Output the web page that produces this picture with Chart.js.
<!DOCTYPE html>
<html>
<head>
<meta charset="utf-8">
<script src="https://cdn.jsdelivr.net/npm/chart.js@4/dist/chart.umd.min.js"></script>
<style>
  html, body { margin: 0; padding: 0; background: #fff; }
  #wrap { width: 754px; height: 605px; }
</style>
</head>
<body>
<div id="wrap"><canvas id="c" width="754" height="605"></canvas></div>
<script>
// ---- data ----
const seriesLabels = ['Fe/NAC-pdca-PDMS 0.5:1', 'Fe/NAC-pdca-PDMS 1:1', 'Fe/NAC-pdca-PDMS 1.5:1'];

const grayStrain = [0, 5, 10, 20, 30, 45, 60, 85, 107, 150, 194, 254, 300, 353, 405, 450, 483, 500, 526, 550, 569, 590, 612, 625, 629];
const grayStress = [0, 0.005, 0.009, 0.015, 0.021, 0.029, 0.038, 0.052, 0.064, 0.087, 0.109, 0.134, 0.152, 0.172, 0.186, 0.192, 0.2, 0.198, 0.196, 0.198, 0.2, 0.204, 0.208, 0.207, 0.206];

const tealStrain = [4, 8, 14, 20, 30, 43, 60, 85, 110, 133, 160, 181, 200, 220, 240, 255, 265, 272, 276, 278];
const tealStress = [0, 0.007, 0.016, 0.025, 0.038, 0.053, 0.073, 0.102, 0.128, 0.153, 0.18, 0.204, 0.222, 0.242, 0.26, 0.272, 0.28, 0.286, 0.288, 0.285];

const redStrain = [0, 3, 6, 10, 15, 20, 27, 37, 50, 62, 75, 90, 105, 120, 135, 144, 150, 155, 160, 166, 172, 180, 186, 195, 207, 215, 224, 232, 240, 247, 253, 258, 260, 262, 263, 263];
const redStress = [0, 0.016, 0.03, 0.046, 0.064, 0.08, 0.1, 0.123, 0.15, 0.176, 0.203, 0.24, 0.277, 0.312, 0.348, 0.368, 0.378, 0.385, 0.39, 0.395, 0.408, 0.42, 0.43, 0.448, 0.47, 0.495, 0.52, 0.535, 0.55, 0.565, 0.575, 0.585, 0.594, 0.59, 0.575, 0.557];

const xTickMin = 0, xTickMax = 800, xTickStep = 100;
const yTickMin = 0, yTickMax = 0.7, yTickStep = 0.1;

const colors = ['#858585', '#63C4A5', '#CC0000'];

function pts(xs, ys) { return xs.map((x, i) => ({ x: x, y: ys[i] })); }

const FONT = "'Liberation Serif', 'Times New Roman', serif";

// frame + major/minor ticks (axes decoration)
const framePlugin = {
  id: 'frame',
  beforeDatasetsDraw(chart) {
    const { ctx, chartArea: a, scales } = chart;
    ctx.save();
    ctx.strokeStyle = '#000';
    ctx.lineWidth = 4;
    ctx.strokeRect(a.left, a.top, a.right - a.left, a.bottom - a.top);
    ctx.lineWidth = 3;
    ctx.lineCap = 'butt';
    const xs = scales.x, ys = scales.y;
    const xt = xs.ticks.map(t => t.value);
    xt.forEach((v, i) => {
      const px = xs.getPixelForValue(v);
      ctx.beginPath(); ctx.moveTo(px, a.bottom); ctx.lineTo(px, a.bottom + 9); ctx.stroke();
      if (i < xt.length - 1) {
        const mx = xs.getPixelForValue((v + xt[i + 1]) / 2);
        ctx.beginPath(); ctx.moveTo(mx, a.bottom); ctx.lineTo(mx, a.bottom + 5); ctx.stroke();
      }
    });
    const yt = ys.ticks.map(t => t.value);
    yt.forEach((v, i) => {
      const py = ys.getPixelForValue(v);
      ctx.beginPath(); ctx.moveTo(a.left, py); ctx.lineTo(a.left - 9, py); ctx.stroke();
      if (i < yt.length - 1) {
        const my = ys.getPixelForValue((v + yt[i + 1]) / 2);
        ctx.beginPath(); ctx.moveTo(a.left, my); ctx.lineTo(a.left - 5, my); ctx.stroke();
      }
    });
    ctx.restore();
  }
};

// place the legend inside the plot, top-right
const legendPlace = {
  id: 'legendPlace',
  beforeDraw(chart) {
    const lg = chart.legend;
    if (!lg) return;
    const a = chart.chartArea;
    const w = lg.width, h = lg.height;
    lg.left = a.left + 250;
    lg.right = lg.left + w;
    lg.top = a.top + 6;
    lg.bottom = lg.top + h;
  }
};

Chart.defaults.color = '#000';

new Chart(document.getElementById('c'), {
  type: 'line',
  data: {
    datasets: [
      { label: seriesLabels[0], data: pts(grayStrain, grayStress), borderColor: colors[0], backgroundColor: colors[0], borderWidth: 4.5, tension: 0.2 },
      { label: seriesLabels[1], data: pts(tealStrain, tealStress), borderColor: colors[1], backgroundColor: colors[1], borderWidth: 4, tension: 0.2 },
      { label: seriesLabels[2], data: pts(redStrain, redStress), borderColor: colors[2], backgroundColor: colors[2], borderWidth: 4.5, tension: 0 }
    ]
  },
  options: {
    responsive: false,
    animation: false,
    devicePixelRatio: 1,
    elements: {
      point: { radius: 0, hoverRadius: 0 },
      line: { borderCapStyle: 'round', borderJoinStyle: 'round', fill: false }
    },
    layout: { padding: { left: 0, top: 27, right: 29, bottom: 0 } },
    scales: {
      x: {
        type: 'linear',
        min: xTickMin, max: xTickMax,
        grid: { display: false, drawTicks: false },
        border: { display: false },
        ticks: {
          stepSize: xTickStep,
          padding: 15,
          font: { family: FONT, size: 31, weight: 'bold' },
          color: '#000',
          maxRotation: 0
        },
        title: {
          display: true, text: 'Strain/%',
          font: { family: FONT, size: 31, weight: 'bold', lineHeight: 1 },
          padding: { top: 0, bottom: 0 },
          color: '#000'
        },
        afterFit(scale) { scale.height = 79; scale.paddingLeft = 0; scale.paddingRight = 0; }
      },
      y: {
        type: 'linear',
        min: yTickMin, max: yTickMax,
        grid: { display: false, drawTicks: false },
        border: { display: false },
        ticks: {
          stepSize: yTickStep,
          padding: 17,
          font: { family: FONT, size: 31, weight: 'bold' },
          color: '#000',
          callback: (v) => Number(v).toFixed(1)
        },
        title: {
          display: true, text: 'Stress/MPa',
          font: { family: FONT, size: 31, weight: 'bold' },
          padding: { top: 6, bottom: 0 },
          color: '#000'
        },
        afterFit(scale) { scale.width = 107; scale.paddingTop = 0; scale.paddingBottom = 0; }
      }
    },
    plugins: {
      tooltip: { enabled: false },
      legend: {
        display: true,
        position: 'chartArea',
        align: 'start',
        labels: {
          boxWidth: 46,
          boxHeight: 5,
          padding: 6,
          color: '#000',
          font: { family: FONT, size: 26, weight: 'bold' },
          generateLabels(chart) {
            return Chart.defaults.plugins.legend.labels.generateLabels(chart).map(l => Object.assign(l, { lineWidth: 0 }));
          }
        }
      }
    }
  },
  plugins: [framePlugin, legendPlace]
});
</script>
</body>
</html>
□ □ □
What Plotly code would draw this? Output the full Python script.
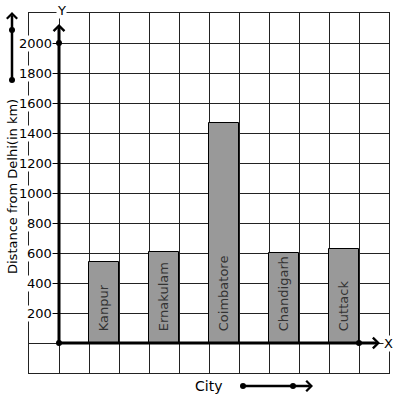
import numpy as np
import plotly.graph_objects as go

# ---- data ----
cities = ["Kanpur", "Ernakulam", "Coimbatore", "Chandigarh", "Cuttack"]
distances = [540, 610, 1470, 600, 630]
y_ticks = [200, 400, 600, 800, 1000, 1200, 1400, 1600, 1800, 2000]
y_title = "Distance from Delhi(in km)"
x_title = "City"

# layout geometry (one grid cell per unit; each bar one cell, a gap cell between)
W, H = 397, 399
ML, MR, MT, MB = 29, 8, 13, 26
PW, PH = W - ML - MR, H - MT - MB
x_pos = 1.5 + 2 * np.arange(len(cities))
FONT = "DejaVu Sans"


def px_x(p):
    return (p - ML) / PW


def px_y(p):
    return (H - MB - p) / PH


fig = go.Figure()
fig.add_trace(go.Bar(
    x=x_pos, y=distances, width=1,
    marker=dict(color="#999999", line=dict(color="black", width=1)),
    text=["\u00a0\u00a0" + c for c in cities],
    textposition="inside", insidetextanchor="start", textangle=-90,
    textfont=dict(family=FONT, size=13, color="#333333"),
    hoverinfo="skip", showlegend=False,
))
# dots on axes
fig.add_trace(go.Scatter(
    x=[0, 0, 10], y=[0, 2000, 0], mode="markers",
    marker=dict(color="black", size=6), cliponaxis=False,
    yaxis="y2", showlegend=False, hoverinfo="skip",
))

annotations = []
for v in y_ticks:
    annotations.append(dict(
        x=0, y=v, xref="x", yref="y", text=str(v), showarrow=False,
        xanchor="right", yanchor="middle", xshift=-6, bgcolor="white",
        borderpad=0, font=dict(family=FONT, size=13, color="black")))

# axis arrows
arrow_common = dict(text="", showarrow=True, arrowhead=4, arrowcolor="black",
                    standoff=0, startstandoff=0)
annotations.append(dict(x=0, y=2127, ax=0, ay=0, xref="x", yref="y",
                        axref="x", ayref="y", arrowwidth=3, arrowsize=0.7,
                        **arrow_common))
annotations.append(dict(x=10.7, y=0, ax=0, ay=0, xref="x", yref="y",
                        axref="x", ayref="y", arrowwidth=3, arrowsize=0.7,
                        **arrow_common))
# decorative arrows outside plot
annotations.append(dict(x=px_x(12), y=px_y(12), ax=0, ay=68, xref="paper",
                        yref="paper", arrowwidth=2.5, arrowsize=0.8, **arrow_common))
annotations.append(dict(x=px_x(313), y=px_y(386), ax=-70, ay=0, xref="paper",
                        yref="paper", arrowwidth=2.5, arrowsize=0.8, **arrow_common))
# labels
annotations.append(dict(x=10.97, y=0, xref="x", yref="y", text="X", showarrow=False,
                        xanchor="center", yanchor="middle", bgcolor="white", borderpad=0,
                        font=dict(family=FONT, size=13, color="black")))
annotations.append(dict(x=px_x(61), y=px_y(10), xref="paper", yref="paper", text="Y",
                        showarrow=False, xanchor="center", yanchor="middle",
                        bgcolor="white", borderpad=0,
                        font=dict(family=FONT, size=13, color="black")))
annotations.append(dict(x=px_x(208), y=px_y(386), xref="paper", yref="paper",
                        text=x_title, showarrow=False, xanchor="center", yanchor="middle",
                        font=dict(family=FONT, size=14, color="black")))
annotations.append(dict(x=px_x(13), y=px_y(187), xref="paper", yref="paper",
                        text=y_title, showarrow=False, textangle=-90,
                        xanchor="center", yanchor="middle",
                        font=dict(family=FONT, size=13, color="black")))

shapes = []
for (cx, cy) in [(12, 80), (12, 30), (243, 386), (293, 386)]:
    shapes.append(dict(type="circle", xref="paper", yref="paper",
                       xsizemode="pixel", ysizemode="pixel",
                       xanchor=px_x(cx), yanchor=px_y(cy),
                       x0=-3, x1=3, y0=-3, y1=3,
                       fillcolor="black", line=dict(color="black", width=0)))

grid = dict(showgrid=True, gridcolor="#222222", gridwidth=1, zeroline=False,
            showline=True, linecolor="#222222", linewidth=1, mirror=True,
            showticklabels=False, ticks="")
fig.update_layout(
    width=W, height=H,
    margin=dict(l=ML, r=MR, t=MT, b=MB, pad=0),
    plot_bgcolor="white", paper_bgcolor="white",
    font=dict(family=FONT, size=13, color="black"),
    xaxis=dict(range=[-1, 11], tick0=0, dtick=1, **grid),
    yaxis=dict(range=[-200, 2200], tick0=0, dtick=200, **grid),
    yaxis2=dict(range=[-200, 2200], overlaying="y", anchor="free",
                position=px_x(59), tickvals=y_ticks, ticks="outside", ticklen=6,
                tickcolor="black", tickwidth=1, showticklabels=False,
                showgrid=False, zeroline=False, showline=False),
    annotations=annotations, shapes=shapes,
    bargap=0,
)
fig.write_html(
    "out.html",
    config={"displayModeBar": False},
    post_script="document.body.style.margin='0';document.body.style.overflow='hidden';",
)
□ □ □
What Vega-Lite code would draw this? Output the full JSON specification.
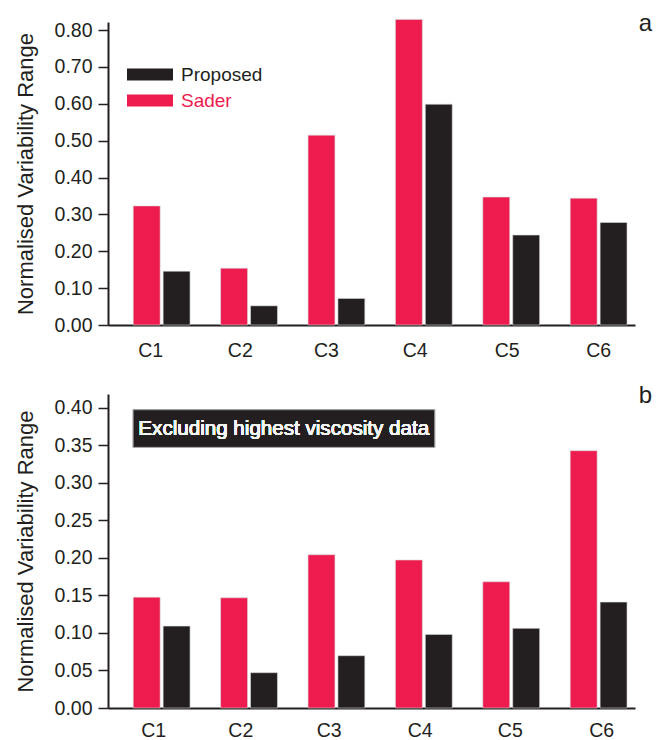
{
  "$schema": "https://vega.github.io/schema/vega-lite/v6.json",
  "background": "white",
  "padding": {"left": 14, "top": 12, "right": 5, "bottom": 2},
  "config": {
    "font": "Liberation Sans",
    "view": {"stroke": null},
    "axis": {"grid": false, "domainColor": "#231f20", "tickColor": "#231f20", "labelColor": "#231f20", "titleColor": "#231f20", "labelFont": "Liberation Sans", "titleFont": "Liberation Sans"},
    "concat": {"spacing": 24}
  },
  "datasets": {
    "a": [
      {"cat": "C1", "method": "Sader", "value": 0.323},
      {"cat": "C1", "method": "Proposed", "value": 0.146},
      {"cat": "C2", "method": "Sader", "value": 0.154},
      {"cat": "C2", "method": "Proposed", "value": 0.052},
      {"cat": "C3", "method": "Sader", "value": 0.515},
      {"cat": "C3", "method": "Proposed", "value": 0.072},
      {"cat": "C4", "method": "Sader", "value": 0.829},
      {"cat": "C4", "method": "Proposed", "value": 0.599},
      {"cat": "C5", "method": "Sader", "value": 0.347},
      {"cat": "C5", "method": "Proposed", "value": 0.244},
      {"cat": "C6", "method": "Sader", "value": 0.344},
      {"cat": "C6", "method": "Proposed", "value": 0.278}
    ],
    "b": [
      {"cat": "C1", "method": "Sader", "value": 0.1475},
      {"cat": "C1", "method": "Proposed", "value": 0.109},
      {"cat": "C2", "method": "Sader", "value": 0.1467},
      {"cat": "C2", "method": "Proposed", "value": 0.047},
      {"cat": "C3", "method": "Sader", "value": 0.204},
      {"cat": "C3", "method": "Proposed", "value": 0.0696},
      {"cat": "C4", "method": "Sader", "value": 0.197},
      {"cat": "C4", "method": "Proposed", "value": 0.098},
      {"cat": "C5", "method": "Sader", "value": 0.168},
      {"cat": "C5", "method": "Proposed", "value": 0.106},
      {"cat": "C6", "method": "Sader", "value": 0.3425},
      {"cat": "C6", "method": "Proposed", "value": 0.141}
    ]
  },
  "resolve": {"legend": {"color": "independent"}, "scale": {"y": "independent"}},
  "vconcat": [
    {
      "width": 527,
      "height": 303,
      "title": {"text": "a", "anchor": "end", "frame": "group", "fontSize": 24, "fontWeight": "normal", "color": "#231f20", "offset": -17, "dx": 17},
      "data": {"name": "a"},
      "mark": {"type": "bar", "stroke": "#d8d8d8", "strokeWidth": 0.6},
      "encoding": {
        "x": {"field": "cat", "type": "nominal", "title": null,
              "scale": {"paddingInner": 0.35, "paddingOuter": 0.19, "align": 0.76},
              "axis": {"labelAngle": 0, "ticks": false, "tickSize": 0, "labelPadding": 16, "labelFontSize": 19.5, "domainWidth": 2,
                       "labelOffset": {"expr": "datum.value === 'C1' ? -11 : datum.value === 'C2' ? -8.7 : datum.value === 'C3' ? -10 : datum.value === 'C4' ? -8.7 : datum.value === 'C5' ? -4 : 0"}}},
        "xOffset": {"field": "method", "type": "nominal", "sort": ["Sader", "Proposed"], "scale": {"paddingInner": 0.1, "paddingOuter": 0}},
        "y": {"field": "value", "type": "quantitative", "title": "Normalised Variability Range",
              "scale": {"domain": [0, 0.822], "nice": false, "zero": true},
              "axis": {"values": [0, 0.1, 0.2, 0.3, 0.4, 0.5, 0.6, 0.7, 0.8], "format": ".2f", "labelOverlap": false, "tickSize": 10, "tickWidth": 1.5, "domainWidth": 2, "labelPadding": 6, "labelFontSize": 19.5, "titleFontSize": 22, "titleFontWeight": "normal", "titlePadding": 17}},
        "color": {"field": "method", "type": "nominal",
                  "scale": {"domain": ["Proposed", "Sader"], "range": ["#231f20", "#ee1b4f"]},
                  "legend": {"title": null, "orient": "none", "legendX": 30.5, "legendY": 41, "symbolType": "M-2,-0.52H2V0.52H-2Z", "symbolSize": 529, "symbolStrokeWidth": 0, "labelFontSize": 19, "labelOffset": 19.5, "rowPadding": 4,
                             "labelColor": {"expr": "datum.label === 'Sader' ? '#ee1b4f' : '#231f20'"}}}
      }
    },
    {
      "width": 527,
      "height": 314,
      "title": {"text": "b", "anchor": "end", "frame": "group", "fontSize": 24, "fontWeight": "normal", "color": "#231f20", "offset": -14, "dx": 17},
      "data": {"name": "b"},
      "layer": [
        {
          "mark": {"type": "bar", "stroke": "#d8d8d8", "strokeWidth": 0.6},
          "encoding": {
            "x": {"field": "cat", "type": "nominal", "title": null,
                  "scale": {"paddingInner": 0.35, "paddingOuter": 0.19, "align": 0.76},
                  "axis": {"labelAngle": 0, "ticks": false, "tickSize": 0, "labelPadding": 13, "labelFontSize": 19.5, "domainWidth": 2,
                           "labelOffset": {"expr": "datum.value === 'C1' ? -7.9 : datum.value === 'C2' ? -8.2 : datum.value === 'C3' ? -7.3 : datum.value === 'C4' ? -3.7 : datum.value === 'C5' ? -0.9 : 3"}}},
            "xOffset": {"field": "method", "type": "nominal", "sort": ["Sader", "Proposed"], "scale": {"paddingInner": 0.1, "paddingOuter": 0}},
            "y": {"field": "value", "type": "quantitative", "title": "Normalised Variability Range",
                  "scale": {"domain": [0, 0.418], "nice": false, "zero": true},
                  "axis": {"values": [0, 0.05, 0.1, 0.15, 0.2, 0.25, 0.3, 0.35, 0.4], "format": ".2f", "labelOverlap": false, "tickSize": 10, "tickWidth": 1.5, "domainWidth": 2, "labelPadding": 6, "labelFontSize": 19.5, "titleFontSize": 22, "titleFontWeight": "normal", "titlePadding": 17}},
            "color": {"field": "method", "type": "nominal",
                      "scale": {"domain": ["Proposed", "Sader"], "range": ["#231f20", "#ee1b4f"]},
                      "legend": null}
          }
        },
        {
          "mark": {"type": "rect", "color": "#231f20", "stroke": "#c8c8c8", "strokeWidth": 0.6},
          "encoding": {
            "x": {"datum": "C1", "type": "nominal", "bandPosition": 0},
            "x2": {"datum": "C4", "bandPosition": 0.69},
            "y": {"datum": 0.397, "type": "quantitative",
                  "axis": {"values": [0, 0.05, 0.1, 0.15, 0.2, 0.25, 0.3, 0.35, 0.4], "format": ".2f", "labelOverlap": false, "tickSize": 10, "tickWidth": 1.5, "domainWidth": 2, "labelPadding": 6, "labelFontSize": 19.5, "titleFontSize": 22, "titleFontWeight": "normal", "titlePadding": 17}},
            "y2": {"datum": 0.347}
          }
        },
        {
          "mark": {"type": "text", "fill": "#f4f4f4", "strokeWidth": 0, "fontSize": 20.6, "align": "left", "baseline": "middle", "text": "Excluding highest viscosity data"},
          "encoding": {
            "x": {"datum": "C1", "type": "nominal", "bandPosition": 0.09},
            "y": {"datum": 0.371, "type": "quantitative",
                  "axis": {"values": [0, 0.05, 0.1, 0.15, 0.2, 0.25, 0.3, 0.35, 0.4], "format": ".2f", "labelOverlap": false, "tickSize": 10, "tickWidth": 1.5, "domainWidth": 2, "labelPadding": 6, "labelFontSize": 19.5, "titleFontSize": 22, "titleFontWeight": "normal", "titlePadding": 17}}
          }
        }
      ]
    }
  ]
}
□ □ □
**DIRECTIONS FOR THIS TASK:** Only the lines from the one bearing "Output the web" through the one bearing "0.286, 0.288, 0.285];" should be repeated, exactly as given.

**SOLVED EXERCISE:**
Output the web page that produces this picture with Chart.js.
<!DOCTYPE html>
<html>
<head>
<meta charset="utf-8">
<script src="https://cdn.jsdelivr.net/npm/chart.js@4/dist/chart.umd.min.js"></script>
<style>
  html, body { margin: 0; padding: 0; background: #fff; }
  #wrap { width: 754px; height: 605px; }
</style>
</head>
<body>
<div id="wrap"><canvas id="c" width="754" height="605"></canvas></div>
<script>
// ---- data ----
const seriesLabels = ['Fe/NAC-pdca-PDMS 0.5:1', 'Fe/NAC-pdca-PDMS 1:1', 'Fe/NAC-pdca-PDMS 1.5:1'];

const grayStrain = [0, 5, 10, 20, 30, 45, 60, 85, 107, 150, 194, 254, 300, 353, 405, 450, 483, 500, 526, 550, 569, 590, 612, 625, 629];
const grayStress = [0, 0.005, 0.009, 0.015, 0.021, 0.029, 0.038, 0.052, 0.064, 0.087, 0.109, 0.134, 0.152, 0.172, 0.186, 0.192, 0.2, 0.198, 0.196, 0.198, 0.2, 0.204, 0.208, 0.207, 0.206];

const tealStrain = [4, 8, 14, 20, 30, 43, 60, 85, 110, 133, 160, 181, 200, 220, 240, 255, 265, 272, 276, 278];
const tealStress = [0, 0.007, 0.016, 0.025, 0.038, 0.053, 0.073, 0.102, 0.128, 0.153, 0.18, 0.204, 0.222, 0.242, 0.26, 0.272, 0.28, 0.286, 0.288, 0.285];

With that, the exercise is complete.